§ **WHAT YOU SHOULD DO**: Check each line of the material below for "recreates". Report how many have it, with no other words.

§ **Excerpt from a dataset**:
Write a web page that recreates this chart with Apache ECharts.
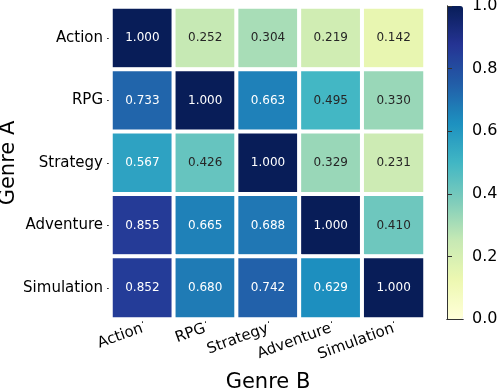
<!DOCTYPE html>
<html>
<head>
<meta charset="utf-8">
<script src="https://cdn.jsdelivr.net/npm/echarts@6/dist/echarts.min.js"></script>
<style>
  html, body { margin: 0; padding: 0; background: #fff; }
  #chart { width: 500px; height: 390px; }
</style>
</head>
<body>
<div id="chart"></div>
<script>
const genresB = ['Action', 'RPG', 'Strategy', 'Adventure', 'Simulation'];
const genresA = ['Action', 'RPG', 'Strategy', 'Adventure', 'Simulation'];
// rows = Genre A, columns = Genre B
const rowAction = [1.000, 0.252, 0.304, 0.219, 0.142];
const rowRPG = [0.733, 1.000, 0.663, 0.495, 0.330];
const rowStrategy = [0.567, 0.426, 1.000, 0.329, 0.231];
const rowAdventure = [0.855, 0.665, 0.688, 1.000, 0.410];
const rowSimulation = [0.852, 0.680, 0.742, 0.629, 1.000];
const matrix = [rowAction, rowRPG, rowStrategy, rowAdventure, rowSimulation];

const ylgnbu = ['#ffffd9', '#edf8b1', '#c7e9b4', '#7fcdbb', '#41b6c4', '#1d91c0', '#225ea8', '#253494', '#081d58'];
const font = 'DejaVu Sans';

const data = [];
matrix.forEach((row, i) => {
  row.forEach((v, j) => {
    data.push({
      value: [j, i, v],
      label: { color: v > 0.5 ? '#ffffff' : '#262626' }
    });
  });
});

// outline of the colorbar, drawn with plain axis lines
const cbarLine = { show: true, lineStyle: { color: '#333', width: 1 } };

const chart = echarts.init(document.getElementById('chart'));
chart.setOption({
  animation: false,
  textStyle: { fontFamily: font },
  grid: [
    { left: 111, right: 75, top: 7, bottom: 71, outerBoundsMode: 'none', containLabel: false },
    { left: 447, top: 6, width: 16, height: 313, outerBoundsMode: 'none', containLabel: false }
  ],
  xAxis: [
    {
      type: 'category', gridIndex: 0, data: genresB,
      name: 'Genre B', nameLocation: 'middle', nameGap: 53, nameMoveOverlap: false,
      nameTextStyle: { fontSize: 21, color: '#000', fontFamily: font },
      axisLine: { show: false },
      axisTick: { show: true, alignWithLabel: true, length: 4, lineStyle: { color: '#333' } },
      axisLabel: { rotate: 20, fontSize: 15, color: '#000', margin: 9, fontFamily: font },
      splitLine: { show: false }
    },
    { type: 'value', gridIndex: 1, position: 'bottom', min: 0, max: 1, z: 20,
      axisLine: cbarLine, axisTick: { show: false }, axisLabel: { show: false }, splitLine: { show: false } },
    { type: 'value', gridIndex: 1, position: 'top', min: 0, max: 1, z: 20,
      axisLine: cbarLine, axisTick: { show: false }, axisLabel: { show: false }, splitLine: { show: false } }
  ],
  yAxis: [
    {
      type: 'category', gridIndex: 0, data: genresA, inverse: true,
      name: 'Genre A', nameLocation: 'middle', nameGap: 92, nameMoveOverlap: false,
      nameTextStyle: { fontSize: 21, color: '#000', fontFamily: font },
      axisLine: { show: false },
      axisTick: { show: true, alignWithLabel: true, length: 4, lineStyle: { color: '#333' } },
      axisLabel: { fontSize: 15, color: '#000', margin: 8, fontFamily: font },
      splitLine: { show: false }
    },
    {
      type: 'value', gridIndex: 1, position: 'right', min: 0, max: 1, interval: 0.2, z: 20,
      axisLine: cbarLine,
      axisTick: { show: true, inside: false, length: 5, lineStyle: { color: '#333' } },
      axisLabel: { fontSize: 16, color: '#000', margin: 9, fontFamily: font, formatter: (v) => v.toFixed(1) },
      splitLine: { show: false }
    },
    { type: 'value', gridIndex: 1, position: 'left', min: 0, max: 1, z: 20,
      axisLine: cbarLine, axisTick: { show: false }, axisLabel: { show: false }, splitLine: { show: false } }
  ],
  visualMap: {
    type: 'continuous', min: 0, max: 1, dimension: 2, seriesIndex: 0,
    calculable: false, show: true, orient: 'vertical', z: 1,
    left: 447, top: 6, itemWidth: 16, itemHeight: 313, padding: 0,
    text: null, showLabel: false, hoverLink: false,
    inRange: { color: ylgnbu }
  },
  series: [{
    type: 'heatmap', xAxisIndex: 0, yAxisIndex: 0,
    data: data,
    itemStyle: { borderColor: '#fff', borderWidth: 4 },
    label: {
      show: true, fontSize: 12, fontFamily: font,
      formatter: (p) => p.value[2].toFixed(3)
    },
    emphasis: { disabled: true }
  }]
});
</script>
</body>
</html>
* * *
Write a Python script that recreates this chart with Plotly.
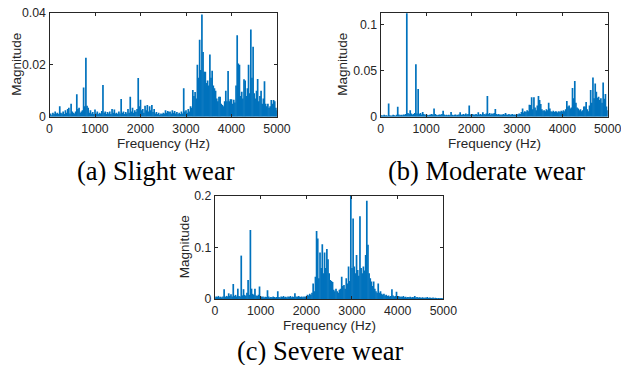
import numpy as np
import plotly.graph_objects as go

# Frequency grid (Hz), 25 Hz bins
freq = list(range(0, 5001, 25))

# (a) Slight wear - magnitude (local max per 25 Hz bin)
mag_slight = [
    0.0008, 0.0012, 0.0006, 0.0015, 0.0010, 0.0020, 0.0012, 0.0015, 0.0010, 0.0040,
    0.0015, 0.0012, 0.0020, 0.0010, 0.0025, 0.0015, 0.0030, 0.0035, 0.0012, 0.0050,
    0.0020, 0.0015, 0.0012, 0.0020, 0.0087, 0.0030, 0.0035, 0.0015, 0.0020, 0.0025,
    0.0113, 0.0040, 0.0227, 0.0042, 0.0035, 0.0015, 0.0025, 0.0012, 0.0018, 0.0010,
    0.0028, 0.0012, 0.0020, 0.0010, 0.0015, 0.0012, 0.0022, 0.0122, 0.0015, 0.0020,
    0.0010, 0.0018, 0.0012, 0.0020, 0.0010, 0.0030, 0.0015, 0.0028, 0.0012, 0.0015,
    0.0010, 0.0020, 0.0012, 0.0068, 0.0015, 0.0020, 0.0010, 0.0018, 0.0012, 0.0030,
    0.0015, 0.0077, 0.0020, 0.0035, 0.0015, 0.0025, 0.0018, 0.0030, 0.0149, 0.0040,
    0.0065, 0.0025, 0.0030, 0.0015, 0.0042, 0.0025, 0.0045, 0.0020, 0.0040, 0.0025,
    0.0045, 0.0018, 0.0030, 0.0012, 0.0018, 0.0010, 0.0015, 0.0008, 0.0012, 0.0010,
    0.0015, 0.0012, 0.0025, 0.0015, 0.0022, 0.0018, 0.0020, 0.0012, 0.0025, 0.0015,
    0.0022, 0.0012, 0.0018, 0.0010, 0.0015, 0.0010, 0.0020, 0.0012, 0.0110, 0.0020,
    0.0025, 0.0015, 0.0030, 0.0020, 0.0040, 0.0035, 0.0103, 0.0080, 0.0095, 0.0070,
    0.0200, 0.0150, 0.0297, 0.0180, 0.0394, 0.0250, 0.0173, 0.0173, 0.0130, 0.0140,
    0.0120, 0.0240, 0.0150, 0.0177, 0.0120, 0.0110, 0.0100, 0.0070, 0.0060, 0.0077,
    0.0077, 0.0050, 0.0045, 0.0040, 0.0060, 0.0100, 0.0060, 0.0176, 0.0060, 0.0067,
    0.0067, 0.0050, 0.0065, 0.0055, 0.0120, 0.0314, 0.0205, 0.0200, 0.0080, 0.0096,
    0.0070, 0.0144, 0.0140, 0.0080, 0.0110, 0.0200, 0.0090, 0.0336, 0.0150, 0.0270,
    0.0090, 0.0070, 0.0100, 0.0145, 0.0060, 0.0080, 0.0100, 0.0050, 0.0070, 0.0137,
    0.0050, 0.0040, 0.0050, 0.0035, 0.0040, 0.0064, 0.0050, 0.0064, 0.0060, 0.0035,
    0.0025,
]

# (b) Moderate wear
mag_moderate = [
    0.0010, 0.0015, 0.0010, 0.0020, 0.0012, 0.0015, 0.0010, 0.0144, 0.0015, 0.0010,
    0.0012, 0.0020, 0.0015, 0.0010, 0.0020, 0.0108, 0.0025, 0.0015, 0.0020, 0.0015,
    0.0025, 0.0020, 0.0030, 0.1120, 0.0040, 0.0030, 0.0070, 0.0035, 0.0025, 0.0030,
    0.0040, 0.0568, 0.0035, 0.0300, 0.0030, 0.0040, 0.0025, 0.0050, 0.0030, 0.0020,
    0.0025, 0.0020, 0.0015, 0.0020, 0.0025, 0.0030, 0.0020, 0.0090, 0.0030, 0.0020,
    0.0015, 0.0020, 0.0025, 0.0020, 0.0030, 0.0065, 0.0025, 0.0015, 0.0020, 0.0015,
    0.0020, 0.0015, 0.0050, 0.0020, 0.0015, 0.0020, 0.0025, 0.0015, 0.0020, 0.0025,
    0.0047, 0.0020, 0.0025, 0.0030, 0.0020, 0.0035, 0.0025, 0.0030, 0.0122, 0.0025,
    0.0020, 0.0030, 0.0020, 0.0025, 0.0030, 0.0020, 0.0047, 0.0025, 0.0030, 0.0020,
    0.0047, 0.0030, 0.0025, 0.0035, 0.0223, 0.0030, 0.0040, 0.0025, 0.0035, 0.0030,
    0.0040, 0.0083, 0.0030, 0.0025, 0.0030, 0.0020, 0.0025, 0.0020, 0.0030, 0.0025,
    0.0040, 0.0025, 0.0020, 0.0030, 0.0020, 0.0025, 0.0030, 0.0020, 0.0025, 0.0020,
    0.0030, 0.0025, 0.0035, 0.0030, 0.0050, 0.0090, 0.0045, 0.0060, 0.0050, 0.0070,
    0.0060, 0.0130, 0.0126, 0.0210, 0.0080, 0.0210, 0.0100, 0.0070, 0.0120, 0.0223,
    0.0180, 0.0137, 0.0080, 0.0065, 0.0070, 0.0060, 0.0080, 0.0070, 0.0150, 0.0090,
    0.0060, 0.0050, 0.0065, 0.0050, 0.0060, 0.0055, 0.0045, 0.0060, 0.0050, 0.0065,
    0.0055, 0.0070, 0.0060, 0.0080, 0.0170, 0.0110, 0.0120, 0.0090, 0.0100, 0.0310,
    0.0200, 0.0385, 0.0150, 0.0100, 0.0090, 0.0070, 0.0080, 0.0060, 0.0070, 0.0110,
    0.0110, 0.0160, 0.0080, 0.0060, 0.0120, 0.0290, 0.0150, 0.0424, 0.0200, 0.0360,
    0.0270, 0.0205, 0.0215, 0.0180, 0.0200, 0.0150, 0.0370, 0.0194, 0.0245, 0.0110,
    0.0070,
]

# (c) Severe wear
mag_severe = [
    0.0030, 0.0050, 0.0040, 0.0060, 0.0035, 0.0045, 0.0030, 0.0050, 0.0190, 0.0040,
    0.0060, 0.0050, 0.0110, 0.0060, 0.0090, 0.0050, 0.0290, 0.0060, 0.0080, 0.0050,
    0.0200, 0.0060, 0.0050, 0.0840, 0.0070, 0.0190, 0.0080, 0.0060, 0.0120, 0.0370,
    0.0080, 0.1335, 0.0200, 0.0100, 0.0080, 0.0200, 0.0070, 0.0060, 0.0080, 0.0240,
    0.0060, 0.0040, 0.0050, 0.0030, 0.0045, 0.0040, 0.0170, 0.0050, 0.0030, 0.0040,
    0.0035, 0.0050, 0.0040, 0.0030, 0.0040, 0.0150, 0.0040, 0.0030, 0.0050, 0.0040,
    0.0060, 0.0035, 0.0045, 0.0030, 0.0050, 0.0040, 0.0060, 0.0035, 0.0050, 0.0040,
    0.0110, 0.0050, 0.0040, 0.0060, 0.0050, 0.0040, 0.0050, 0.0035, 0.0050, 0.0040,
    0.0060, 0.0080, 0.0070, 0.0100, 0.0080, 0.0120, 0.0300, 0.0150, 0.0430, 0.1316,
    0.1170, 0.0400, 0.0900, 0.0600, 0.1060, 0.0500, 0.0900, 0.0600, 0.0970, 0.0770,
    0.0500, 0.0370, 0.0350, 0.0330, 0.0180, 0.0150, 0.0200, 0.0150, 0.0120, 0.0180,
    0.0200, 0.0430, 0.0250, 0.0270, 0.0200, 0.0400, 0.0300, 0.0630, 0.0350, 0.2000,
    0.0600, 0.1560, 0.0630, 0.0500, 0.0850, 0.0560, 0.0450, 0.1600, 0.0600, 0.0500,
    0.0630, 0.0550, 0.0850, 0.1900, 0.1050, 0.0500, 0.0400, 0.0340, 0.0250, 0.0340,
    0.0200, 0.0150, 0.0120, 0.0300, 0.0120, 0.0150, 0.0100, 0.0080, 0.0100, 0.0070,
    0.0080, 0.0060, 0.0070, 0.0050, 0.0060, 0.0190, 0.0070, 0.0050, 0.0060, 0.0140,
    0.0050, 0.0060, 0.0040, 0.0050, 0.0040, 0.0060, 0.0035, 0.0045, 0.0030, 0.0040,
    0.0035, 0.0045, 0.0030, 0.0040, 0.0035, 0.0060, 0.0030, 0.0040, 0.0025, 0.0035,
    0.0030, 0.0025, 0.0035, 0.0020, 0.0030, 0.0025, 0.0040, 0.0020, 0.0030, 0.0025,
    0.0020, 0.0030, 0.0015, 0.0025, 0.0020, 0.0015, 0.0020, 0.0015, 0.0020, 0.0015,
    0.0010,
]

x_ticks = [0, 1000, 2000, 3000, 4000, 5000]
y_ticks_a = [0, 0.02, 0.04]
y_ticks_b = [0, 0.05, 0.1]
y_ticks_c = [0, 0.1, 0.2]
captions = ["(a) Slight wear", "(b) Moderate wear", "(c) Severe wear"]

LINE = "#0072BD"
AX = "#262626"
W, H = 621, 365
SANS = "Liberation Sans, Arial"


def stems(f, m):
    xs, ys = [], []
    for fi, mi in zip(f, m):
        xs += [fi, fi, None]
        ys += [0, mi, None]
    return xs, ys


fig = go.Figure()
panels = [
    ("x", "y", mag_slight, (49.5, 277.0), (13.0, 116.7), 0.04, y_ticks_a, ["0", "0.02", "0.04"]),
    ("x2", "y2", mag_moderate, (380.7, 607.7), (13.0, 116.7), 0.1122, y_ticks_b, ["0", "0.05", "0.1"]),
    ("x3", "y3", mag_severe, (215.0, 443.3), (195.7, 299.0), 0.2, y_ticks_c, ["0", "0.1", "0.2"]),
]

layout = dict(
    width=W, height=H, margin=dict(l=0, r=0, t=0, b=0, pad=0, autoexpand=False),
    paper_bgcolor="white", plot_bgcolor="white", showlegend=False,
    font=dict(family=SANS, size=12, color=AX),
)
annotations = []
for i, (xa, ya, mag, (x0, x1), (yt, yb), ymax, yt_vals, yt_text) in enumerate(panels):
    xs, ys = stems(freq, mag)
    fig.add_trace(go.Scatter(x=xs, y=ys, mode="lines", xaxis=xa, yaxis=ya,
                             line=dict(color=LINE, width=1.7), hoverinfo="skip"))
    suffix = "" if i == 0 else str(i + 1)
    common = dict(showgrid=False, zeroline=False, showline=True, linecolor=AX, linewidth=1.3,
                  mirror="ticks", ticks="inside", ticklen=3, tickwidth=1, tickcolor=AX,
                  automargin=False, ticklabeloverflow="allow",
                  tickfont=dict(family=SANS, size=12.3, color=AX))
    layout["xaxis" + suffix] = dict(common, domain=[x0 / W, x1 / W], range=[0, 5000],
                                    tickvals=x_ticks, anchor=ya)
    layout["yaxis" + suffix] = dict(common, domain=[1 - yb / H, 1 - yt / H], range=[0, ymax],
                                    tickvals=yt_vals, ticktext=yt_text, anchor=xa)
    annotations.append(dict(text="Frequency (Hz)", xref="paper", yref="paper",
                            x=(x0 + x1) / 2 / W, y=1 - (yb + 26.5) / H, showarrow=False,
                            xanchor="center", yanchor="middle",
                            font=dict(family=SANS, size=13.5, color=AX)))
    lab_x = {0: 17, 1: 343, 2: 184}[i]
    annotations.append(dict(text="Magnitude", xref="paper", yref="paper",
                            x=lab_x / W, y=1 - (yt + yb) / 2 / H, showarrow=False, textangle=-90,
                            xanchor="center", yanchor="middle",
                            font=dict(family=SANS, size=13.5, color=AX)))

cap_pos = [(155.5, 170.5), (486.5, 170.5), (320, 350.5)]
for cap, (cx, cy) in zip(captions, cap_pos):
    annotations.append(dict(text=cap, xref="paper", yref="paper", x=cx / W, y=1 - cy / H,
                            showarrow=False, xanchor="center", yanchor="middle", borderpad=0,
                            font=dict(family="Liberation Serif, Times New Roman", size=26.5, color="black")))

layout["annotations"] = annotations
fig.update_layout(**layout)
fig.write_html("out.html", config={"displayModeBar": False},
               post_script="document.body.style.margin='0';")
==
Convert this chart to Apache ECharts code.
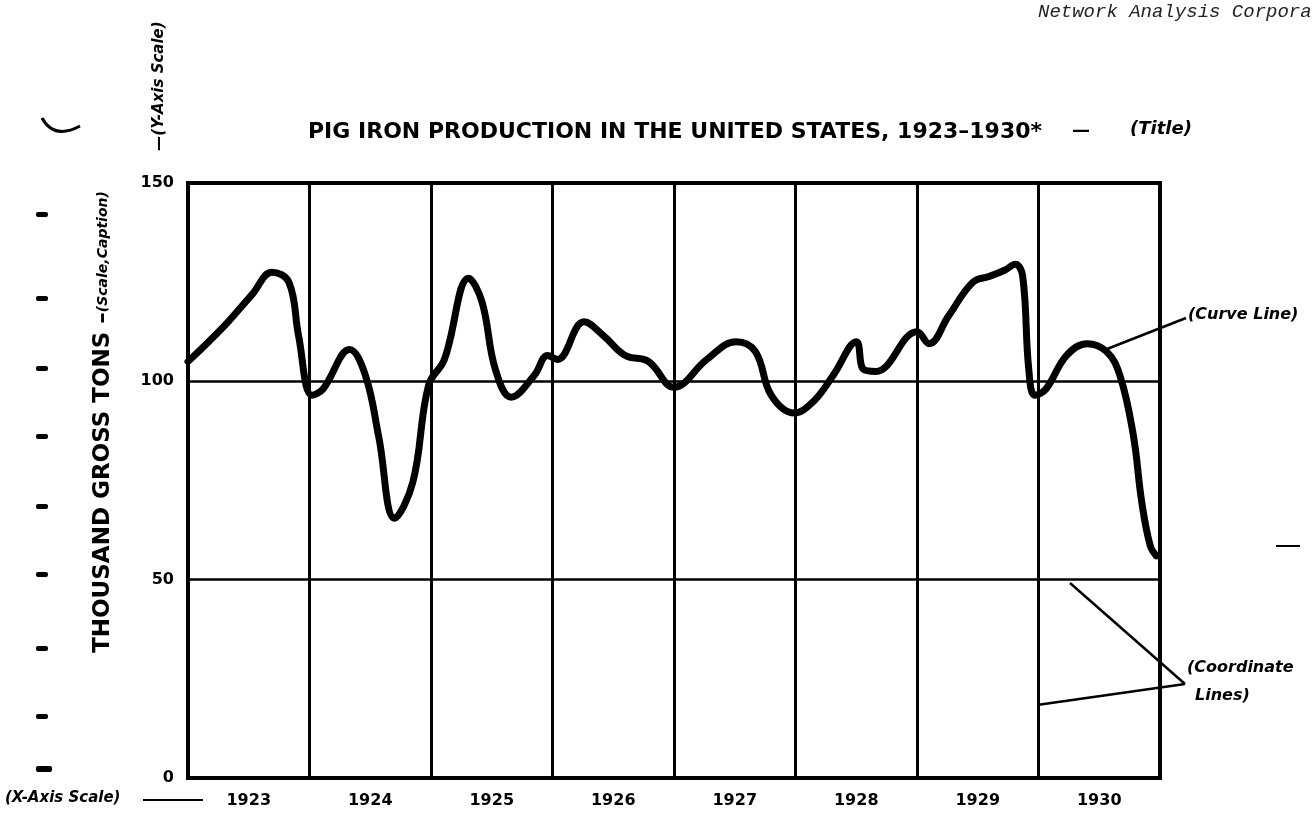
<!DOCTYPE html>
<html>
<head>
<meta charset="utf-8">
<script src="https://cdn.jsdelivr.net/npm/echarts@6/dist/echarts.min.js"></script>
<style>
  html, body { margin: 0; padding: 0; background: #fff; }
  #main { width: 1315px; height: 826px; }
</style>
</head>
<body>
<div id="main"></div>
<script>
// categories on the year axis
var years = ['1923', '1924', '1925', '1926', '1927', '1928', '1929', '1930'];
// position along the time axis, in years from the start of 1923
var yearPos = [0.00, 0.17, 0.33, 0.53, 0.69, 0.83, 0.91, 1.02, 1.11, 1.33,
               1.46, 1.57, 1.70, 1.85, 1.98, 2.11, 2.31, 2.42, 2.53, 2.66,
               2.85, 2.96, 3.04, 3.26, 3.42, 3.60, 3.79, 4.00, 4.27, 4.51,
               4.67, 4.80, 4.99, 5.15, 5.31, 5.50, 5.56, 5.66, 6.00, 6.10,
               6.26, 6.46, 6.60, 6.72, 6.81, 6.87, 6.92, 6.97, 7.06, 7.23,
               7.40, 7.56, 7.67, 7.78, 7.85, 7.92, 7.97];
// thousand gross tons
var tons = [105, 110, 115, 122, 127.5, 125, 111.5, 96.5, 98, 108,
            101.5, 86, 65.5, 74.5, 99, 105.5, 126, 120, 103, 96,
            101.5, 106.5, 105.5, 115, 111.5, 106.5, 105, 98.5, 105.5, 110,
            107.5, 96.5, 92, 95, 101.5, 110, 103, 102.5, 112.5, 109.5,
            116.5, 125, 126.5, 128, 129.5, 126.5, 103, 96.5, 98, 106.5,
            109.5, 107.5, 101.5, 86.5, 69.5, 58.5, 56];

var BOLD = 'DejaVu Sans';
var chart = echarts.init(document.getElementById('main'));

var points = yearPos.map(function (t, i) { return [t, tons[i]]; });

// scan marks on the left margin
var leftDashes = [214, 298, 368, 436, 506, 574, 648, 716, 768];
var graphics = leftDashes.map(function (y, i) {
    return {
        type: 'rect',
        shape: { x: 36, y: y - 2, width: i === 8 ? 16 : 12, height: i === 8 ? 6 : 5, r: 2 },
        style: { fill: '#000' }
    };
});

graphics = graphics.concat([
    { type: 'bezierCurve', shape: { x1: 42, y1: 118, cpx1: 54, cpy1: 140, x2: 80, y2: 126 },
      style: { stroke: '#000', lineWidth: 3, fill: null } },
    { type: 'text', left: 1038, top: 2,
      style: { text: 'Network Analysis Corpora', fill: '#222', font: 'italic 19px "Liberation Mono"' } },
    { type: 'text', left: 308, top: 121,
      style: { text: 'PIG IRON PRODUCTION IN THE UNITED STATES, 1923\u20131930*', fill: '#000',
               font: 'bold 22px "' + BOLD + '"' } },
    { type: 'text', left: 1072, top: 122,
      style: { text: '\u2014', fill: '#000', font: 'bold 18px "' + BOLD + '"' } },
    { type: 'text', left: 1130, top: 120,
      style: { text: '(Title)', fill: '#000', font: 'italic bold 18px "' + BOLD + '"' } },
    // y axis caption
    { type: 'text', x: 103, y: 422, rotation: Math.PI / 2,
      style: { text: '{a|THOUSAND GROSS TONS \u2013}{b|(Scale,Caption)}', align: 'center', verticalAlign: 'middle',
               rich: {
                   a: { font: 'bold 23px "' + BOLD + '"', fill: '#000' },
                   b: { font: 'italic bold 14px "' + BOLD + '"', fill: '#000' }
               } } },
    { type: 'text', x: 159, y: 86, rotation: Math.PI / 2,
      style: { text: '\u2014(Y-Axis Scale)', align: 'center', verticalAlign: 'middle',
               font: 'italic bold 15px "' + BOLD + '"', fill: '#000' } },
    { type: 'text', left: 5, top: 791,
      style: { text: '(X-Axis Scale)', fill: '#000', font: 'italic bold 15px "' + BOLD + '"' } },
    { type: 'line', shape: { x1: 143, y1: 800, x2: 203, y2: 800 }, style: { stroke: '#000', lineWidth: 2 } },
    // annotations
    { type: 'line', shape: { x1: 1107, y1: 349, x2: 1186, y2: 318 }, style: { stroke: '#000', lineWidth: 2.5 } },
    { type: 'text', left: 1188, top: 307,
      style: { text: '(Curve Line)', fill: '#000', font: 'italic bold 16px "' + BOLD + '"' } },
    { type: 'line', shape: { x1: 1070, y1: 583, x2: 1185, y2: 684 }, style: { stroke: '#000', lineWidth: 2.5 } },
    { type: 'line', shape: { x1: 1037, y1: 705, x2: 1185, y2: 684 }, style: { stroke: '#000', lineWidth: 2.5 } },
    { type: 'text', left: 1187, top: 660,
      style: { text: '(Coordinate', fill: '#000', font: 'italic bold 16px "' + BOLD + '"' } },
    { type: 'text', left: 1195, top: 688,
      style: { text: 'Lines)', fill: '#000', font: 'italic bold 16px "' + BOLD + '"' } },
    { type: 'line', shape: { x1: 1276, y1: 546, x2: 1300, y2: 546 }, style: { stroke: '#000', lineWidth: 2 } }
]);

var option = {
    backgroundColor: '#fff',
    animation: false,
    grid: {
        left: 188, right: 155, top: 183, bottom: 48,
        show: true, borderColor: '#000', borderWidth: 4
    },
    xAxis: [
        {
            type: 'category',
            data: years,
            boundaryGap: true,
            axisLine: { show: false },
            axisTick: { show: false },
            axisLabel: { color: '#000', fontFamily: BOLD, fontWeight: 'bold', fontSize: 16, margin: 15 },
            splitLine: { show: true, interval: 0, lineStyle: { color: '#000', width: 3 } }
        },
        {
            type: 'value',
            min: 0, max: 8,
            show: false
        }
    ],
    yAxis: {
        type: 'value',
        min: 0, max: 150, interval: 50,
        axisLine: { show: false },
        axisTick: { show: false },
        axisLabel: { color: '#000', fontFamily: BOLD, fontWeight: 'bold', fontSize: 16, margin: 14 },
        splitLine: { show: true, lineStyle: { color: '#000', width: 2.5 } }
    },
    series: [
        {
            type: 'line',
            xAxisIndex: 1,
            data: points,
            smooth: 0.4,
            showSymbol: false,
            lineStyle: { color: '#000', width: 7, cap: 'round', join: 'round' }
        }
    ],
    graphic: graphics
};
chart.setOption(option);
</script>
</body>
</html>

§ **TASK ANSWER**: 2